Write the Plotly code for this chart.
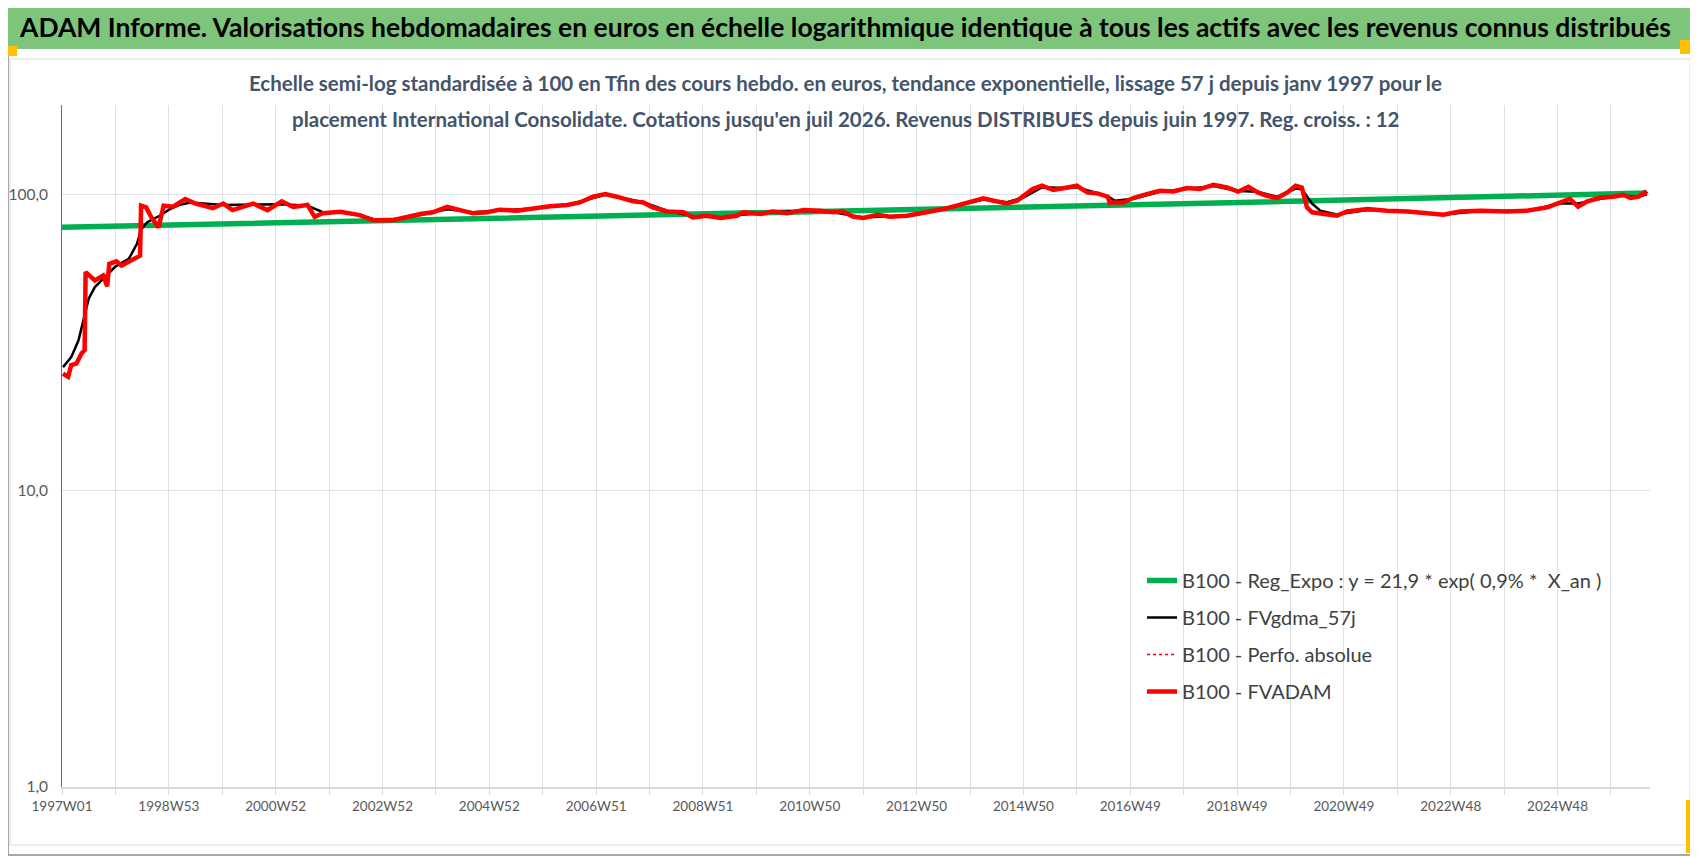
import math
import plotly.graph_objects as go

# weekly index 0 = 1997W01
weeks_red = [1, 6, 9, 14, 19, 22, 23, 32, 40, 44,
             46, 53, 58, 68, 76, 77, 82, 87, 94, 99,
             108, 120, 131, 147, 157, 166, 186, 200, 214, 225,
             239, 246, 254, 271, 290, 303, 322, 349, 361, 375,
             388, 400, 414, 426, 443, 459, 475, 492, 504, 517,
             529, 540, 556, 566, 575, 589, 605, 614, 628, 641,
             657, 663, 680, 692, 706, 722, 738, 751, 760, 770,
             780, 794, 806, 823, 833, 845, 858, 871, 884, 897,
             907, 920, 930, 936, 945, 954, 965, 979, 988, 998,
             1008, 1018, 1020, 1033, 1043, 1056, 1069, 1082, 1095, 1108,
             1121, 1134, 1145, 1155, 1164, 1173, 1183, 1193, 1201, 1207,
             1212, 1217, 1225, 1241, 1251, 1271, 1290, 1310, 1329, 1345,
             1361, 1381, 1407, 1426, 1446, 1459, 1468, 1476, 1485, 1498,
             1510, 1520, 1527, 1535, 1541, 1543]
fvadam = [24.8, 24.2, 26.5, 26.8, 29.0, 29.8, 54.6, 51.2, 53.2, 48.9,
          58.2, 59.4, 57.5, 59.7, 62.0, 91.5, 90.3, 83.5, 77.3, 91.5,
          90.8, 96.3, 92.7, 89.7, 93.0, 88.4, 93.0, 88.4, 94.7, 90.6,
          92.0, 83.9, 86.3, 87.2, 85.0, 81.7, 81.7, 85.8, 86.9, 90.7,
          88.4, 86.2, 86.9, 88.7, 88.0, 89.6, 91.0, 92.0, 93.8, 98.1,
          100.1, 98.1, 94.6, 93.8, 90.3, 87.5, 86.9, 83.5, 84.6, 83.2,
          84.6, 86.9, 85.8, 87.5, 86.2, 88.4, 88.0, 86.9, 87.5, 84.0,
          83.2, 85.3, 84.0, 84.6, 85.8, 88.0, 89.1, 91.5, 93.8, 96.8,
          95.1, 93.1, 95.1, 98.8, 104.1, 106.8, 103.3, 105.4, 106.8, 101.4,
          100.6, 98.1, 93.8, 93.8, 97.1, 100.1, 102.7, 102.2, 104.9, 104.1,
          107.6, 105.4, 102.0, 106.0, 101.4, 98.8, 97.1, 101.4, 106.8, 105.4,
          90.3, 86.9, 86.2, 84.6, 87.5, 89.1, 88.0, 87.5, 86.2, 85.3,
          87.5, 88.0, 87.5, 88.0, 90.3, 93.8, 96.4, 90.7, 94.6, 97.5,
          98.1, 99.6, 97.1, 98.1, 101.4, 100.0]

weeks_black = [1, 9, 16, 22, 26, 32, 42, 52, 65, 69,
               73, 77, 83, 95, 105, 115, 125, 157, 186, 214,
               239, 254, 271, 290, 303, 322, 349, 375, 400, 426,
               459, 492, 517, 529, 540, 566, 589, 614, 641, 663,
               692, 722, 751, 780, 806, 833, 858, 884, 897, 920,
               936, 954, 979, 988, 1008, 1018, 1025, 1043, 1069, 1095,
               1121, 1145, 1164, 1183, 1201, 1207, 1217, 1225, 1241, 1271,
               1310, 1345, 1381, 1426, 1459, 1476, 1498, 1520, 1535, 1543]
fvgdma = [26.1, 28.2, 32.1, 39.0, 44.4, 48.6, 52.5, 57.0, 60.5, 64.0,
          68.0, 76.0, 80.5, 84.6, 89.1, 92.2, 93.8, 92.0, 92.0, 92.5,
          91.5, 87.0, 87.0, 85.0, 82.5, 81.7, 85.0, 89.0, 87.0, 88.0,
          89.5, 92.0, 97.0, 99.5, 98.0, 94.0, 88.0, 84.5, 83.5, 85.5,
          87.0, 88.0, 87.0, 83.5, 84.3, 85.5, 89.0, 93.5, 96.0, 94.0,
          97.5, 105.5, 105.0, 105.5, 100.5, 98.5, 95.0, 96.5, 102.0, 104.0,
          106.5, 102.5, 102.0, 98.0, 104.5, 104.0, 93.0, 88.0, 85.5, 88.5,
          87.5, 85.5, 87.8, 88.0, 93.0, 93.0, 96.5, 98.8, 98.0, 100.0]

weeks_reg = [0, 329, 738, 1147, 1543]
reg_expo = [77.3, 81.4, 87.5, 93.8, 100.9]

tick_labels = ["1997W01", "1998W53", "2000W52", "2002W52", "2004W52", "2006W51",
               "2008W51", "2010W50", "2012W50", "2014W50", "2016W49", "2018W49",
               "2020W49", "2022W48", "2024W48"]

FONT = "Lato, Liberation Sans, sans-serif"
# the page has an 8px body margin, so the figure is 8px smaller than the window
W, H = 1690, 849
OFF = 8
# plot area in window pixels
PL, PR, PT, PB = 62, 1650, 105, 787


def px(x):
    return (x - PL) / (PR - PL)


def py(y):
    return (PB - y) / (PB - PT)


fig = go.Figure()
fig.add_trace(go.Scatter(x=weeks_reg, y=reg_expo, mode='lines', legendgroup='a',
                         name='B100 - Reg_Expo : y = 21,9 * exp( 0,9% *  X_an )',
                         line=dict(color='#00B050', width=5.5)))
fig.add_trace(go.Scatter(x=weeks_black, y=fvgdma, mode='lines', legendgroup='b',
                         name='B100 - FVgdma_57j', line=dict(color='black', width=2.5)))
fig.add_trace(go.Scatter(x=weeks_red, y=fvadam, mode='lines', legendgroup='c',
                         name='B100 - Perfo. absolue',
                         line=dict(color='#FF0000', width=1.5, dash='dot')))
fig.add_trace(go.Scatter(x=weeks_red, y=fvadam, mode='lines', legendgroup='d',
                         name='B100 - FVADAM', line=dict(color='#FF0000', width=4.5)))

grid_vals = list(range(0, 1547, 52))
grid_text = [tick_labels[i // 2] if i % 2 == 0 else '' for i in range(len(grid_vals))]

shapes = [
    dict(type='rect', xref='paper', yref='paper', x0=px(8), x1=px(1692), y0=py(0), y1=py(855),
         line=dict(color='#8C8C8C', width=1.5), layer='below'),
    dict(type='rect', xref='paper', yref='paper', x0=px(8), x1=px(1692), y0=py(4), y1=py(49),
         fillcolor='#7DC57A', line=dict(width=0), layer='below'),
    dict(type='rect', xref='paper', yref='paper', x0=px(10), x1=px(1690), y0=py(59), y1=py(845),
         line=dict(color='#DCDCDC', width=1), layer='below'),
    dict(type='rect', xref='paper', yref='paper', x0=px(8), x1=px(17), y0=py(46), y1=py(56),
         fillcolor='#FFC000', line=dict(width=0)),
    dict(type='rect', xref='paper', yref='paper', x0=px(1680), x1=px(1694), y0=py(40), y1=py(54),
         fillcolor='#FFC000', line=dict(width=0)),
    dict(type='rect', xref='paper', yref='paper', x0=px(1686), x1=px(1696), y0=py(800), y1=py(853),
         fillcolor='#FFC000', line=dict(width=0)),
]

annotations = [
    dict(xref='paper', yref='paper', x=px(845), y=py(27), xanchor='center', yanchor='middle',
         showarrow=False,
         text='<b>ADAM Informe. Valorisations hebdomadaires en euros en échelle logarithmique '
              'identique à tous les actifs avec les revenus connus distribués</b>',
         font=dict(size=26.5, color='black', family=FONT)),
    dict(xref='paper', yref='paper', x=px(845), y=py(83), xanchor='center', yanchor='middle',
         showarrow=False,
         text='<b>Echelle semi-log standardisée à 100 en Tfin des cours hebdo. en euros, tendance '
              'exponentielle, lissage 57 j depuis janv 1997 pour le</b>',
         font=dict(size=20.5, color='#44546A', family=FONT)),
    dict(xref='paper', yref='paper', x=px(845), y=py(119), xanchor='center', yanchor='middle',
         showarrow=False,
         text="<b>placement International Consolidate. Cotations jusqu'en juil 2026. Revenus "
              "DISTRIBUES depuis juin 1997. Reg. croiss. : 12</b>",
         font=dict(size=20.5, color='#44546A', family=FONT)),
]

fig.update_layout(
    width=W, height=H,
    margin=dict(l=PL - OFF, r=W + OFF - PR, t=PT - OFF, b=H + OFF - PB),
    paper_bgcolor='white', plot_bgcolor='white',
    font=dict(family=FONT, color='#595959'),
    shapes=shapes,
    annotations=annotations,
    showlegend=True,
    legend=dict(x=px(1142), y=py(561), xanchor='left', yanchor='top',
                bgcolor='rgba(0,0,0,0)', tracegroupgap=8,
                font=dict(size=20, color='#404040', family=FONT)),
    xaxis=dict(range=[0, 1546], tickvals=grid_vals, ticktext=grid_text,
               showgrid=True, gridcolor='#DDE1E7', gridwidth=1,
               showline=True, linecolor='#D9D9D9', linewidth=1.5,
               ticks='outside', ticklen=6, tickcolor='#D9D9D9', automargin=False,
               tickfont=dict(size=13.5, color='#595959'), zeroline=False),
    yaxis=dict(type='log', range=[0, math.log10(200)], tickvals=[1, 10, 100],
               ticktext=['1,0', '10,0', '100,0'],
               showgrid=True, gridcolor='#DDE1E7', gridwidth=1,
               showline=True, linecolor='#4472C4', linewidth=1,
               ticks='', ticklabelstandoff=10, automargin=False,
               tickfont=dict(size=15.5, color='#595959'), zeroline=False),
)

fig.write_html("out.html")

# [Instructions to follow]
Please reproduce the listing exactly from its opening line through the line that contains "import plotly.graph_objects as go", both included, with all pictures omitted.

# [Exercise output]
Write the Plotly code for this chart.
import math
import plotly.graph_objects as go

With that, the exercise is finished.